Tirecul la Gravière’s production is almost entirely Monbazillac, divided between Les Pins, the chateau wine, and Cuvée Madame, made only in exceptional years. A Bergerac Sec (dry white) is made in some years from plots that did not get botrytized. Appellation rules call for liquoreux “avec sur maturité,” which can mean a mixture of botrytis and passerillage (desiccation), but Bruno’s policy goes to extremes: the Monbazillac comes exclusively from 100% botrytized grapes, the Bergerac Sec (if any) comes from zero botrytis.
Bruno is just a little disdainful about the appellation rules for Monbazillac.
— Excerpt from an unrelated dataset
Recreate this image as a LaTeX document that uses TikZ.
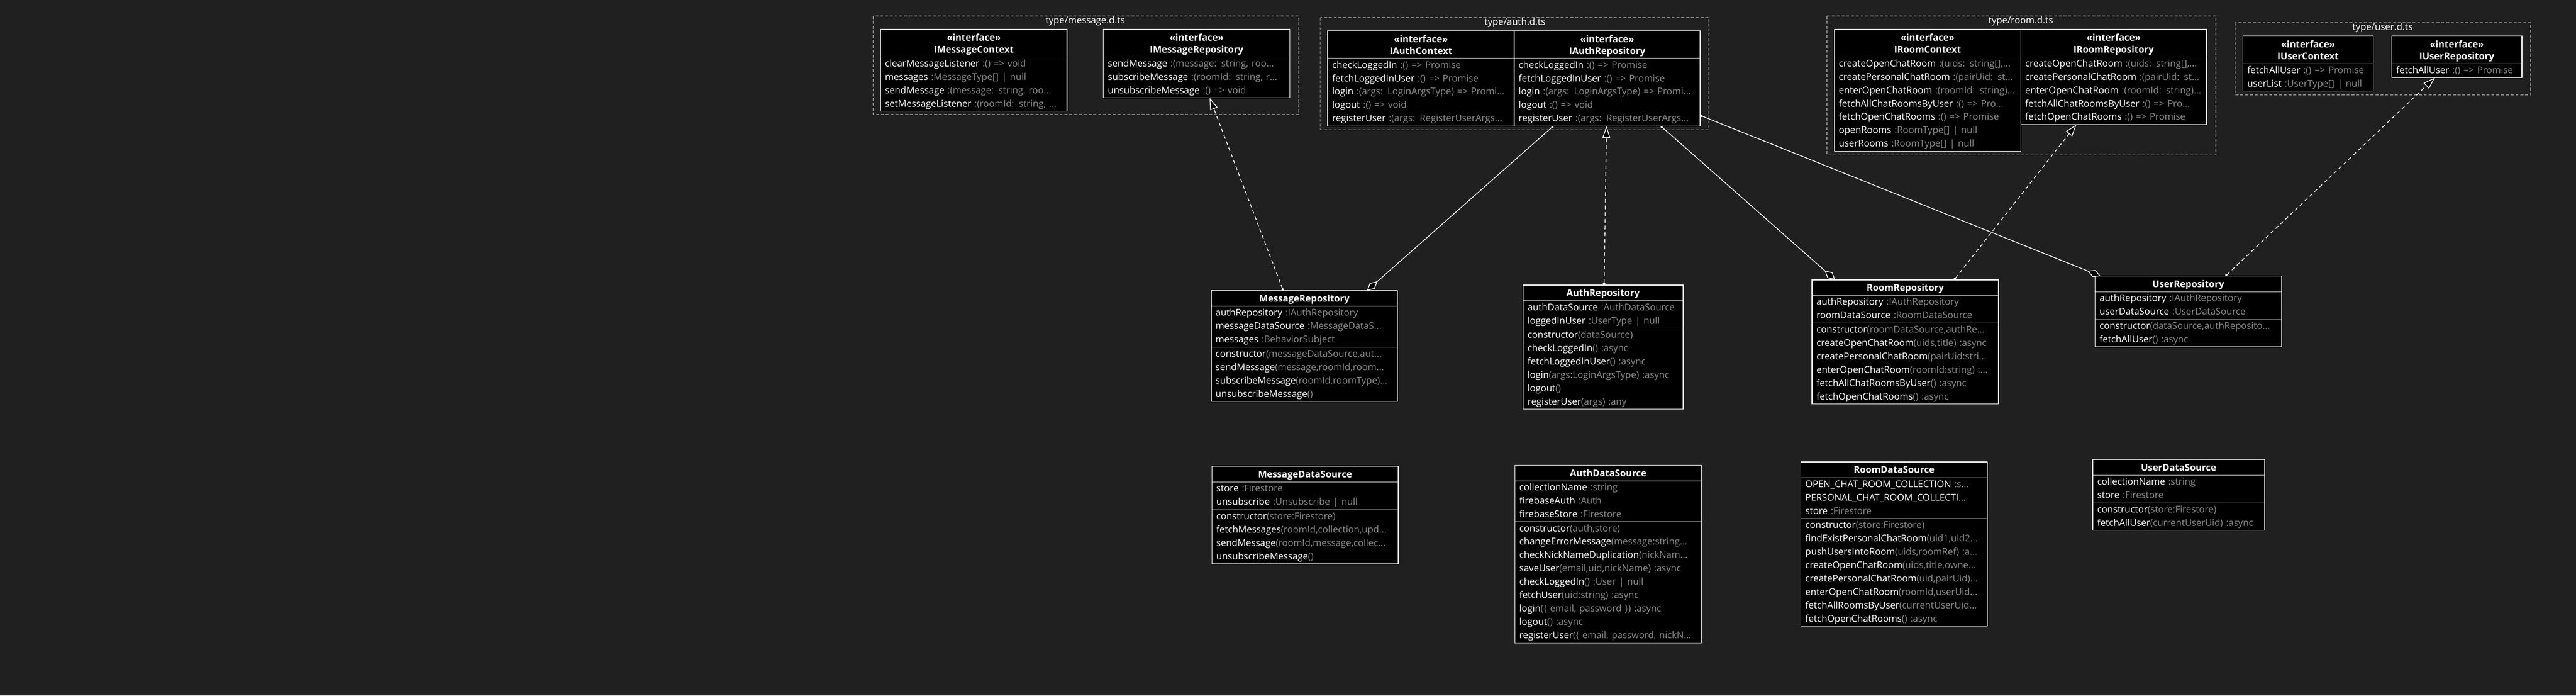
\documentclass[tikz,border=0pt]{standalone}
\usepackage{fontspec}
\setmainfont{Open Sans}
\usetikzlibrary{positioning,fit,arrows.meta}
\definecolor{bg}{RGB}{32,32,32}
\definecolor{divgray}{RGB}{128,128,128}
\definecolor{typegray}{RGB}{140,140,140}
\definecolor{pkggray}{RGB}{136,136,136}
\newcommand{\mtype}[1]{\textcolor{typegray}{#1}}
\newcommand{\mrow}[2]{\mbox{\strut#1\mtype{#2}}}
\newcommand{\ifchead}[1]{\rule{0pt}{10pt}«interface»\\\smash{#1}}

\begin{document}
\begin{tikzpicture}[x=0.5pt, y=0.5pt,
  cell/.style = {fill=black, draw=divgray, line width=1pt, text=white, inner sep=0pt, outer sep=0pt},
  cls/.style = {cell, font=\fontsize{12.6}{18}\selectfont\bfseries, minimum height=21pt, text height=9pt, text depth=0pt, anchor=north},
  ifc/.style = {cell, font=\fontsize{12.6}{16}\selectfont\bfseries, minimum height=37pt, align=center, anchor=north},
  comp/.style = {cell, font=\fontsize{12.6}{18}\selectfont, align=left, inner xsep=6pt, inner ysep=0.5pt, below=0pt of #1},
  outline/.style = {draw=white, line width=1pt, inner sep=0pt, outer sep=0pt},
  pkg/.style = {draw=pkggray, line width=1pt, dash pattern=on 4pt off 2.5pt},
  pkgtitle/.style = {text=white, font=\fontsize{12.6}{18}\selectfont, text height=9pt, text depth=0pt, inner sep=0pt},
  real/.style = {draw=white, line width=1pt, dash pattern=on 5pt off 4pt, {Circle[length=3.5pt]}-{Triangle[length=16pt, width=10.5pt, fill=black]}},
  aggr/.style = {draw=white, line width=1pt, {Diamond[length=19pt, width=10pt, fill=black]}-{Circle[length=3.5pt]}}]

\fill[bg] (0,0) rectangle (6936,-1872);
\useasboundingbox (0,0) rectangle (6936,-1872);

% type/message.d.ts
\draw[pkg] (2351,-43) rectangle (3497,-308);
\node[pkgtitle] (pm) at (2922,-54) {type/message.d.ts};
\node[ifc, minimum width=251pt] (imc) at (2622,-79) {\ifchead{IMessageContext}};
\node[comp=imc, text width=239pt] (imc-a) {\mrow{clearMessageListener}{\ :() => void}\\\mrow{messages}{\ :MessageType[] | null}\\\mrow{sendMessage}{\ :(message: string, roo...}\\\mrow{setMessageListener}{\ :(roomId: string, ...}};
\node[outline, fit=(imc)(imc-a)] (imcb) {};
\node[ifc, minimum width=251pt] (imr) at (3222,-79) {\ifchead{IMessageRepository}};
\node[comp=imr, text width=239pt] (imr-a) {\mrow{sendMessage}{\ :(message: string, roo...}\\\mrow{subscribeMessage}{\ :(roomId: string, r...}\\\mrow{unsubscribeMessage}{\ :() => void}};
\node[outline, fit=(imr)(imr-a)] (imrb) {};

% type/auth.d.ts
\draw[pkg] (3555,-47) rectangle (4601,-349);
\node[pkgtitle] (pa) at (4079,-58) {type/auth.d.ts};
\node[ifc, minimum width=251pt] (iac) at (3826,-83) {\ifchead{IAuthContext}};
\node[comp=iac, text width=239pt] (iac-a) {\mrow{checkLoggedIn}{\ :() => Promise}\\\mrow{fetchLoggedInUser}{\ :() => Promise}\\\mrow{login}{\ :(args: LoginArgsType) => Promi...}\\\mrow{logout}{\ :() => void}\\\mrow{registerUser}{\ :(args: RegisterUserArgs...}};
\node[outline, fit=(iac)(iac-a)] (iacb) {};
\node[ifc, minimum width=250.5pt] (iar) at (4327.5,-83) {\ifchead{IAuthRepository}};
\node[comp=iar, text width=238.5pt] (iar-a) {\mrow{checkLoggedIn}{\ :() => Promise}\\\mrow{fetchLoggedInUser}{\ :() => Promise}\\\mrow{login}{\ :(args: LoginArgsType) => Promi...}\\\mrow{logout}{\ :() => void}\\\mrow{registerUser}{\ :(args: RegisterUserArgs...}};
\node[outline, fit=(iar)(iar-a)] (iarb) {};

% type/room.d.ts
\draw[pkg] (4919,-43) rectangle (5966,-417);
\node[pkgtitle] (pr) at (5441,-54) {type/room.d.ts};
\node[ifc, minimum width=251pt] (irc) at (5190,-79) {\ifchead{IRoomContext}};
\node[comp=irc, text width=239pt] (irc-a) {\mrow{createOpenChatRoom}{\ :(uids: string[],...}\\\mrow{createPersonalChatRoom}{\ :(pairUid: st...}\\\mrow{enterOpenChatRoom}{\ :(roomId: string)...}\\\mrow{fetchAllChatRoomsByUser}{\ :() => Pro...}\\\mrow{fetchOpenChatRooms}{\ :() => Promise}\\\mrow{openRooms}{\ :RoomType[] | null}\\\mrow{userRooms}{\ :RoomType[] | null}};
\node[outline, fit=(irc)(irc-a)] (ircb) {};
\node[ifc, minimum width=250pt] (irr) at (5691,-79) {\ifchead{IRoomRepository}};
\node[comp=irr, text width=238pt] (irr-a) {\mrow{createOpenChatRoom}{\ :(uids: string[],...}\\\mrow{createPersonalChatRoom}{\ :(pairUid: st...}\\\mrow{enterOpenChatRoom}{\ :(roomId: string)...}\\\mrow{fetchAllChatRoomsByUser}{\ :() => Pro...}\\\mrow{fetchOpenChatRooms}{\ :() => Promise}};
\node[outline, fit=(irr)(irr-a)] (irrb) {};

% type/user.d.ts
\draw[pkg] (6018,-61) rectangle (6814,-255);
\node[pkgtitle] (pu) at (6415,-72) {type/user.d.ts};
\node[ifc, minimum width=175.5pt] (iuc) at (6214.5,-97) {\ifchead{IUserContext}};
\node[comp=iuc, text width=163.5pt] (iuc-a) {\mrow{fetchAllUser}{\ :() => Promise}\\\mrow{userList}{\ :UserType[] | null}};
\node[outline, fit=(iuc)(iuc-a)] (iucb) {};
\node[ifc, minimum width=175pt] (iur) at (6615,-97) {\ifchead{IUserRepository}};
\node[comp=iur, text width=163pt] (iur-a) {\mrow{fetchAllUser}{\ :() => Promise}};
\node[outline, fit=(iur)(iur-a)] (iurb) {};

% repositories
\node[cls, minimum width=251pt] (mr) at (3512,-782) {MessageRepository};
\node[comp=mr, text width=239pt] (mr-a) {\mrow{authRepository}{\ :IAuthRepository}\\\mrow{messageDataSource}{\ :MessageDataS...}\\\mrow{messages}{\ :BehaviorSubject}};
\node[comp=mr-a, text width=239pt] (mr-m) {\mrow{constructor}{(messageDataSource,aut...}\\\mrow{sendMessage}{(message,roomId,room...}\\\mrow{subscribeMessage}{(roomId,roomType)...}\\\mrow{unsubscribeMessage}{()}};
\node[outline, fit=(mr)(mr-m)] (mrb) {};

\node[cls, minimum width=215.5pt] (ar) at (4316.5,-767) {AuthRepository};
\node[comp=ar, text width=203.5pt] (ar-a) {\mrow{authDataSource}{\ :AuthDataSource}\\\mrow{loggedInUser}{\ :UserType | null}};
\node[comp=ar-a, text width=203.5pt] (ar-m) {\mrow{constructor}{(dataSource)}\\\mrow{checkLoggedIn}{() :async}\\\mrow{fetchLoggedInUser}{() :async}\\\mrow{login}{(args:LoginArgsType) :async}\\\mrow{logout}{()}\\\mrow{registerUser}{(args) :any}};
\node[outline, fit=(ar)(ar-m)] (arb) {};

\node[cls, minimum width=251pt] (rr) at (5130,-753) {RoomRepository};
\node[comp=rr, text width=239pt] (rr-a) {\mrow{authRepository}{\ :IAuthRepository}\\\mrow{roomDataSource}{\ :RoomDataSource}};
\node[comp=rr-a, text width=239pt] (rr-m) {\mrow{constructor}{(roomDataSource,authRe...}\\\mrow{createOpenChatRoom}{(uids,title) :async}\\\mrow{createPersonalChatRoom}{(pairUid:stri...}\\\mrow{enterOpenChatRoom}{(roomId:string) :...}\\\mrow{fetchAllChatRoomsByUser}{() :async}\\\mrow{fetchOpenChatRooms}{() :async}};
\node[outline, fit=(rr)(rr-m)] (rrb) {};

\node[cls, minimum width=251pt] (ur) at (5892,-743) {UserRepository};
\node[comp=ur, text width=239pt] (ur-a) {\mrow{authRepository}{\ :IAuthRepository}\\\mrow{userDataSource}{\ :UserDataSource}};
\node[comp=ur-a, text width=239pt] (ur-m) {\mrow{constructor}{(dataSource,authReposito...}\\\mrow{fetchAllUser}{() :async}};
\node[outline, fit=(ur)(ur-m)] (urb) {};

% data sources
\node[cls, minimum width=251pt] (mds) at (3514,-1255) {MessageDataSource};
\node[comp=mds, text width=239pt] (mds-a) {\mrow{store}{\ :Firestore}\\\mrow{unsubscribe}{\ :Unsubscribe | null}};
\node[comp=mds-a, text width=239pt] (mds-m) {\mrow{constructor}{(store:Firestore)}\\\mrow{fetchMessages}{(roomId,collection,upd...}\\\mrow{sendMessage}{(roomId,message,collec...}\\\mrow{unsubscribeMessage}{()}};
\node[outline, fit=(mds)(mds-m)] (mdsb) {};

\node[cls, minimum width=251pt] (ads) at (4330,-1252) {AuthDataSource};
\node[comp=ads, text width=239pt] (ads-a) {\mrow{collectionName}{\ :string}\\\mrow{firebaseAuth}{\ :Auth}\\\mrow{firebaseStore}{\ :Firestore}};
\node[comp=ads-a, text width=239pt] (ads-m) {\mrow{constructor}{(auth,store)}\\\mrow{changeErrorMessage}{(message:string...}\\\mrow{checkNickNameDuplication}{(nickNam...}\\\mrow{saveUser}{(email,uid,nickName) :async}\\\mrow{checkLoggedIn}{() :User | null}\\\mrow{fetchUser}{(uid:string) :async}\\\mrow{login}{(\{ email, password \}) :async}\\\mrow{logout}{() :async}\\\mrow{registerUser}{(\{ email, password, nickN...}};
\node[outline, fit=(ads)(ads-m)] (adsb) {};

\node[cls, minimum width=251pt] (rds) at (5100,-1243) {RoomDataSource};
\node[comp=rds, text width=239pt] (rds-a) {\mrow{OPEN\_CHAT\_ROOM\_COLLECTION}{\ :s...}\\\mrow{PERSONAL\_CHAT\_ROOM\_COLLECTI...}{}\\\mrow{store}{\ :Firestore}};
\node[comp=rds-a, text width=239pt] (rds-m) {\mrow{constructor}{(store:Firestore)}\\\mrow{findExistPersonalChatRoom}{(uid1,uid2...}\\\mrow{pushUsersIntoRoom}{(uids,roomRef) :a...}\\\mrow{createOpenChatRoom}{(uids,title,owne...}\\\mrow{createPersonalChatRoom}{(uid,pairUid)...}\\\mrow{enterOpenChatRoom}{(roomId,userUid...}\\\mrow{fetchAllRoomsByUser}{(currentUserUid...}\\\mrow{fetchOpenChatRooms}{() :async}};
\node[outline, fit=(rds)(rds-m)] (rdsb) {};

\node[cls, minimum width=231pt] (uds) at (5866,-1237) {UserDataSource};
\node[comp=uds, text width=219pt] (uds-a) {\mrow{collectionName}{\ :string}\\\mrow{store}{\ :Firestore}};
\node[comp=uds-a, text width=219pt] (uds-m) {\mrow{constructor}{(store:Firestore)}\\\mrow{fetchAllUser}{(currentUserUid) :async}};
\node[outline, fit=(uds)(uds-m)] (udsb) {};

% relations
\draw[real] (mrb) -- (imrb);
\draw[aggr] (mrb) -- (iarb);
\draw[real] (arb) -- (iarb);
\draw[aggr] (rrb) -- (iarb);
\draw[real] (rrb) -- (irrb);
\draw[aggr] (urb) -- (iarb);
\draw[real] (urb) -- (iurb);
\end{tikzpicture}
\end{document}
”Monbazillac is required to be only 14% potential alcohol, which is very low.” Harvest at Tirecul is always at least 19% potential alcohol, sometimes 22%. The new SGN label in Monbazillac requires 17% potential alcohol, does not allow chaptalization (hallelujah: at last!), and specifies 18 months maturation. Bruno hasn’t yet decided whether to use the label, but has declared the entire 2013 vintage as SGN in order to keep the option open. “We’ve always made this style,” he says, “so for us the SGN doesn’t change anything. Thirteen producers have classified lots as SGN for 2013, but we are the only producer to declare the whole harvest.”
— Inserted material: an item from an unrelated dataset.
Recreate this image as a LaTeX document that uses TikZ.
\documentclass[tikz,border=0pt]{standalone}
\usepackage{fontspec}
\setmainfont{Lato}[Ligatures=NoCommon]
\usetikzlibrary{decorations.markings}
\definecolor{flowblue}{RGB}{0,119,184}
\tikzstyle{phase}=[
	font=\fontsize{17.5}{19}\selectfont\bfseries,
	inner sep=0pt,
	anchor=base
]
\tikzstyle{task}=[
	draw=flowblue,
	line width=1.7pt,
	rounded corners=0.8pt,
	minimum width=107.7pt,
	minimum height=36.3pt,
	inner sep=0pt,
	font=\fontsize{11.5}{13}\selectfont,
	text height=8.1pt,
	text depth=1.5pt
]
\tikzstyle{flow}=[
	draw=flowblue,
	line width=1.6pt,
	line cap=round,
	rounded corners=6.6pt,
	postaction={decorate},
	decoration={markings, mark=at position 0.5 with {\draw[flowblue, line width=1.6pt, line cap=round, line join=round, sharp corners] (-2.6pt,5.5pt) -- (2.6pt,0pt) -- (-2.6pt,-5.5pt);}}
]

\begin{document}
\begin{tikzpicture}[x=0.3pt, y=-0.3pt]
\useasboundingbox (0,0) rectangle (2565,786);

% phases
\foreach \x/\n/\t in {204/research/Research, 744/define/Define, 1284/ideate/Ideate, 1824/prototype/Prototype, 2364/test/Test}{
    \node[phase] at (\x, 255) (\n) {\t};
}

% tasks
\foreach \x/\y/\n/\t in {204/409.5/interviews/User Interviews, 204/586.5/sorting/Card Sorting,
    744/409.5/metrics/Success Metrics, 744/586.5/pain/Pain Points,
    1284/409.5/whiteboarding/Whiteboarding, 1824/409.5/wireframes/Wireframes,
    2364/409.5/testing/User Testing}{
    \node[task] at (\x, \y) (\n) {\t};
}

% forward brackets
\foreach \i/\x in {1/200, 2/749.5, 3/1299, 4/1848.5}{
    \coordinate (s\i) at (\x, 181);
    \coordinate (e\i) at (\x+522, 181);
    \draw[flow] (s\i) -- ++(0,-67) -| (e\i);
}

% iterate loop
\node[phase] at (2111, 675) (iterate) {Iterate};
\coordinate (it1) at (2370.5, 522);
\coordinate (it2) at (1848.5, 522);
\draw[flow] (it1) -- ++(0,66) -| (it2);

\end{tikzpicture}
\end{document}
The blend of grapes in the AOP is similar to Sauternes, but Bruno uses only Semillon and Muscadelle. “When we arrived here there was a small amount of Sauvignon Blanc. The problem is that its maturity is very different from the others. One possibility was to pull it out, the other was to plant more, at least enough to fill the press. But as I’m not a great fan of Sauvignon Blanc I decided to pull it out.” The style here comes from the reliance on 100% botrytized grapes and the almost equal blend of Semillon and Muscadelle. It tends to be spicy in hot years – Bruno says the spice comes from the Muscadelle – and more savory or herbal with impressions of tarragon in leaner years. Alcohol is always moderate. “We never go over 13.5% alcohol in the wine, in my opinion whenever you go over 13.5% you find the alcohol,” Bruno says.
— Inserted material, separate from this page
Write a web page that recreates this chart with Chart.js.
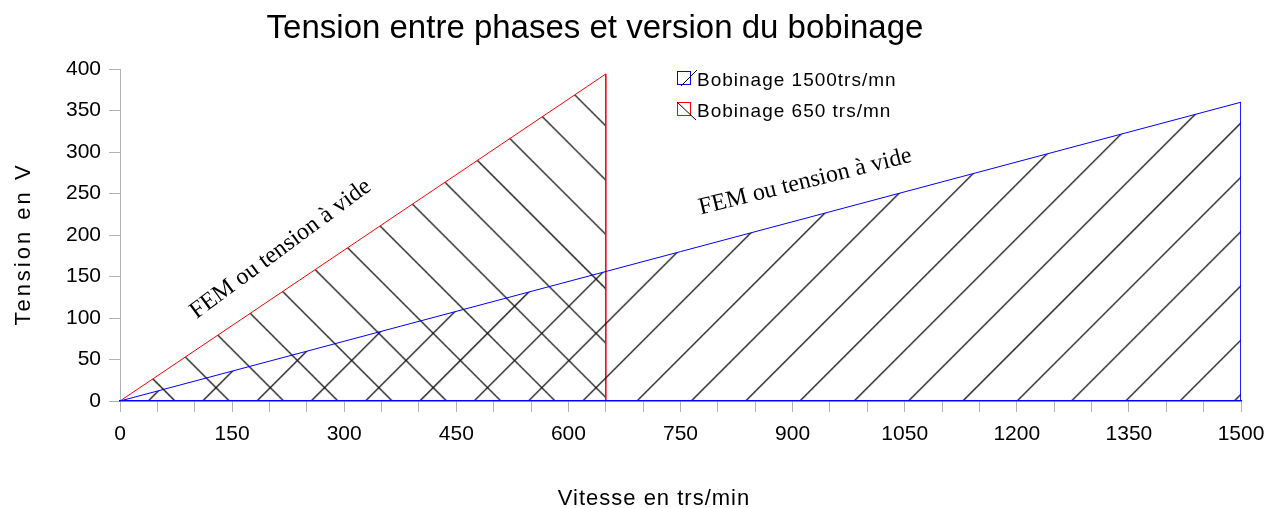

There are three cuvées. Les Pins is made only with young vines (defined here as less than 25 years). This is treated like a second wine: there is less use of barrels (80%), no new oak, and it’s only aged for one year. The chateau (grand vin) comes from vines with ages up to 80 years. Altogether there’s 45% of old vines and 55% of young vines. Cuvée Madame is a selection, berry by berry, of very botrytized berries, and is usually 10-15% of production.
In a long tasting during a recent visit to the chateau, we went through several vintages of the grand vin and cuvée Madame. “In my opinion, Tirecul needs to wait 8-10 years to develop complexity. It depends less and less on sugar as it ages, and becomes more elegant,” Bruno says. You could see the same effect in both the château wine and cuvée Madame: older vintages seemed less sweet, more savory and varied in flavors (but in fact sugar levels did not change). The concentration in young wines and the development of older wines made the point forcefully these wines offer a significant addition to the panoply of sweet wines, different from Sauternes, and distinctive in their own right.
Ben, How far did you go back in your vertical of the Cuvée Madame? I think I still have a bottle or two of the 1995, but haven’t tasted it in at least a decade. Just wondering if you have any thoughts on the lifespan of these wines.
Back to 1994 for the Tirecul chateau wine and back to 2001 for Madame. Tirecul 1994 is mature but has at least a decade to go. Madame 2001 is still a baby, just beginning to develop, so I would think it’ll begin to be interesting in 5 years, and has another 20 years to go. When I’m back in New York, I’ll be glad to help you assess the 1995 Madame!!!